Entrepreneurs who plan to sell their houses to fund their start-ups will remain shielded from paying tax on the gains made through sale of the property. Finance Minister Nirmala Sitharaman on Thursday announced an extension of benefits provided under Section 54GB of the Income-Tax Act for a period of two years.
The government had introduced Section 54GB in FY13 wherein if an individual sold his/her house and invested the entire proceeds (not just the gains) in a start-up, he/she would not require to pay any capital gains tax. The benefit extended under this Section was earlier available only until March 31, 2019, but the finance minister has now extended the provision until March 31, 2021. The amendment would be applicable retrospectively from April 1, 2019.
Also, the Section has been made less stringent, making it relatively relevant.
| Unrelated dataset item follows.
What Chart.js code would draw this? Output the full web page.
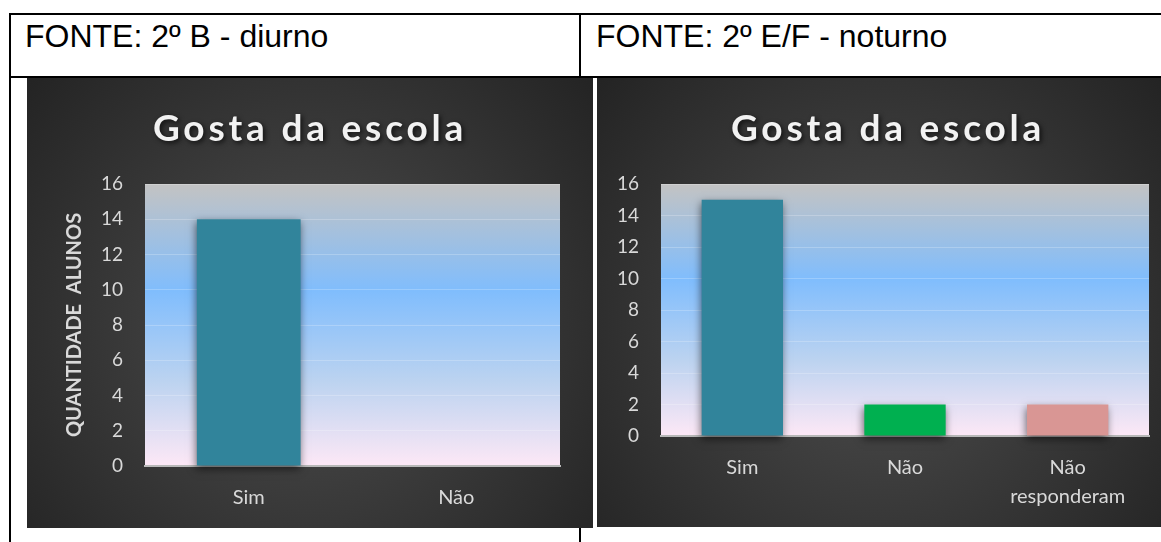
<!DOCTYPE html>
<html><head><meta charset="utf-8">
<script src="https://cdn.jsdelivr.net/npm/chart.js@4"></script>
<style>
html,body{margin:0;padding:0;background:#fff;width:1161px;height:542px;overflow:hidden;position:relative;font-family:"Liberation Sans",Arial,sans-serif}
.line{position:absolute;background:#000}
.hdr{position:absolute;font-size:32px;line-height:32px;color:#000;white-space:nowrap}
.box{position:absolute}
</style></head><body>
<div class="line" style="left:9px;top:13px;width:1152px;height:2px"></div>
<div class="line" style="left:9px;top:76px;width:1152px;height:2px"></div>
<div class="line" style="left:9px;top:13px;width:2px;height:529px"></div>
<div class="line" style="left:579px;top:13px;width:2px;height:529px"></div>
<div class="hdr" style="left:25px;top:20px">FONTE: 2º B - diurno</div>
<div class="hdr" style="left:596px;top:20px">FONTE: 2º E/F - noturno</div>
<div class="box" style="left:27px;top:78px;width:566px;height:450px"><canvas id="c1"></canvas></div>
<div class="box" style="left:597px;top:78px;width:564px;height:449px"><canvas id="c2"></canvas></div>
<script>
// ---- data ----
const chartTitle = 'Gosta da escola';
const yAxisTitle = 'QUANTIDADE  ALUNOS';
const yTickValues = [0, 2, 4, 6, 8, 10, 12, 14, 16];
const categoriesDiurno = ['Sim', 'Não'];
const valuesDiurno = [14, 0];
const categoriesNoturno = ['Sim', 'Não', ['Não', 'responderam']];
const valuesNoturno = [15, 2, 2];

// ---- styles ----
const colorsDiurno = ['#31849B', '#31849B'];
const colorsNoturno = ['#31849B', '#00B050', '#D99694'];
const FONT = 'Lato, "Open Sans", sans-serif';
Chart.defaults.font.family = FONT;

const decor = {
  id: 'decor',
  beforeDraw(chart) {
    const {ctx, width, height, chartArea: ca} = chart;
    ctx.save();
    const cx = width * 0.5, cy = height * 0.55;
    const g = ctx.createRadialGradient(cx, cy, 0, cx, cy, Math.hypot(width, height) * 0.55);
    g.addColorStop(0, '#4e4e4e');
    g.addColorStop(1, '#212121');
    ctx.fillStyle = g;
    ctx.fillRect(0, 0, width, height);
    const lg = ctx.createLinearGradient(0, ca.top, 0, ca.bottom);
    lg.addColorStop(0, '#c3c3c3');
    lg.addColorStop(0.38, '#80bdfd');
    lg.addColorStop(0.7, '#bcd3f0');
    lg.addColorStop(1, '#fde8f6');
    ctx.fillStyle = lg;
    ctx.fillRect(ca.left, ca.top, ca.right - ca.left, ca.bottom - ca.top);
    ctx.restore();
  },
  beforeDatasetsDraw(chart) {
    const ctx = chart.ctx;
    ctx.save();
    ctx.shadowColor = 'rgba(0,0,0,0.55)';
    ctx.shadowBlur = 8;
    ctx.shadowOffsetX = -1;
    ctx.shadowOffsetY = 3;
  },
  afterDatasetsDraw(chart) {
    chart.ctx.restore();
  },
  afterDraw(chart, args, opts) {
    const ctx = chart.ctx;
    ctx.save();
    ctx.font = 'bold 37px ' + FONT;
    ctx.letterSpacing = '3.8px';
    ctx.textAlign = 'center';
    ctx.textBaseline = 'alphabetic';
    ctx.shadowColor = 'rgba(0,0,0,0.7)';
    ctx.shadowBlur = 5;
    ctx.shadowOffsetX = 2;
    ctx.shadowOffsetY = 2;
    ctx.fillStyle = '#f2f2f2';
    ctx.fillText(opts.text, opts.x, opts.y);
    ctx.restore();
  }
};

function makeChart(id, cats, vals, colors, o) {
  return new Chart(document.getElementById(id), {
    type: 'bar',
    data: {
      labels: cats,
      datasets: [{
        data: vals,
        backgroundColor: colors,
        borderWidth: 0,
        categoryPercentage: 0.5,
        barPercentage: 1,
        clip: false
      }]
    },
    plugins: [decor],
    options: {
      responsive: true,
      maintainAspectRatio: false,
      animation: false,
      layout: {padding: {top: 106, left: 0, right: o.padRight, bottom: 0}},
      plugins: {
        legend: {display: false},
        tooltip: {enabled: false},
        decor: {text: chartTitle, x: o.titleX, y: 63}
      },
      scales: {
        x: {
          grid: {display: false},
          border: {display: true, color: '#b8b8b8', width: 2},
          ticks: {color: '#d9d9d9', font: {size: 20, lineHeight: '29px'}, padding: 9, autoSkip: false, maxRotation: 0},
          afterFit: s => { s.height = o.xHeight; }
        },
        y: {
          min: 0, max: 16,
          afterBuildTicks: s => { s.ticks = yTickValues.map(v => ({value: v})); },
          grid: {color: 'rgba(255,255,255,0.22)', drawTicks: false},
          border: {display: false},
          ticks: {color: '#d9d9d9', font: {size: 19}, padding: 22},
          title: o.yTitle ? {display: true, text: yAxisTitle, color: '#d9d9d9', font: {size: 20, weight: 'bold'}, padding: {top: 36}} : {display: false},
          afterFit: s => { s.width = o.yWidth; }
        }
      }
    }
  });
}

makeChart('c1', categoriesDiurno, valuesDiurno, colorsDiurno, {padRight: 33, xHeight: 62, yWidth: 118, titleX: 283, yTitle: true});
makeChart('c2', categoriesNoturno, valuesNoturno, colorsNoturno, {padRight: 12, xHeight: 91, yWidth: 64, titleX: 291, yTitle: false});
</script>
</body></html>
Earlier, the norms prescribed that the individual had to hold a minimum of 50 per cent of share capital in the start-up and voting rights. The limits have now been brought down to 25 per cent for both — shareholding as well as voting rights. "It's usually the promoter who holds such a major portion of share in a company. Investors usually wouldn't get to hold 50 per cent of the shares in a company," said Suresh Surana, founder, RSM Astute Consulting Group.
Once the taxpayer took the benefit available under Section 54GB, he/she had to maintain the 50 per cent shareholding for up to five years and was not allowed to transfer assets of the start-up during this period. Now, the entrepreneur is allowed to transfer the assets if they are computers or software in three years. "In a start-up dealing with technology, five-year is a long period. The amendments made will enable an entrepreneur to monetise his business assets quickly," says Surana. However, assets such as plants and machinery will still be required to be held for five years.